In economic readings, China’s consumer price index accelerated in March, while the producer price index declined from February’s reading but still exceeded forecasts. China’s exports rose a better-than-expected 14.7% in March from a year ago, but imports unexpectedly declined, falling short of forecasts for growth and marking the first drop since August 2020.
Despite a pickup in credit in March, overall credit demand in China remains weak, underscoring the difficulty that China’s central bank faces in trying to bolster lending, even after cutting its policy interest rate in January. Last Wednesday, China’s State Council said that China would use monetary policy tools, including a cut in banks’ required reserve ratio, at “an appropriate time,” which investors interpreted as a possible rate cut in the near term.
China’s cash-strapped property sector continued to generate negative headlines. Zhenro Properties became the latest developer to default, after the company revealed that it failed to pay interest payments totaling USD 20.4 million on two offshore bonds. Property developer Fantasia Holdings, which defaulted in October, appointed a consultant to review its financial position and devise plans for possible asset sales, as well as help implement an overall debt restructuring plan.
T. Rowe Price analysts noted that 14 Chinese cities this month have reportedly loosened homebuying restrictions, including limits on nonresident buyers and lowering interest rates. Such locally driven, piecemeal easing measures will likely take longer to filter through the economy than a centrally driven, nationwide policy relaxation, they added.
Other Key Markets
Turkey
Turkish stocks, as measured by the BIST-100 Index, returned about 3.4% through the close of business on Thursday.

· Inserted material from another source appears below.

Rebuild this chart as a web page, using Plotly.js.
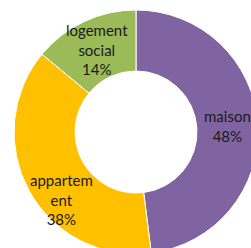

According to T. Rowe Price sovereign analyst Peter Botoucharov, the fallout from the conflict between Russia and Ukraine—which is Turkey’s southern neighbor, across the Black Sea—is starting to have an impact on Turkey’s external accounts. In fact, Botoucharov considers Turkey to be one of the countries in the emerging markets universe that is most exposed to higher energy costs and higher prices of soft commodities (e.g., agricultural products like corn and wheat), as well as potentially lower tourism revenues.
Botoucharov says that Turkey’s current account deficit in January‒February 2022 was USD 12.1 billion, up from USD 4.3 billion in the same two-month period in 2021. He projects that the full-year 2022 current account deficit could be around 4.0% to 4.5% of the country’s gross domestic product compared with a 1.7% deficit in 2021.
Mexico
Mexican stocks, as measured by the IPC Index, returned about -0.9% through the close of business on Wednesday. The market was closed on Thursday and Friday.
Last weekend, President Andrés Manuel López Obrador (AMLO) survived a recall referendum—Mexico’s first recall election, as reported by Reuters—with about 92% of the votes cast in favor of the president to remain in office. T. Rowe Price emerging markets sovereign analyst Aaron Gifford acknowledges that this is a favorable outcome for AMLO, but he also notes that the result was largely expected and that less than 20% of the voting population participated in the referendum.
Nevertheless, Gifford believes AMLO will likely use the results as cover to continue pushing forward his agenda. Despite a small win recently for his electricity reform law not getting entirely ruled unconstitutional by the Supreme Court, AMLO continues to lack the constitutional majorities required to initiate strong change. For now, Gifford considers the referendum results to be largely symbolic.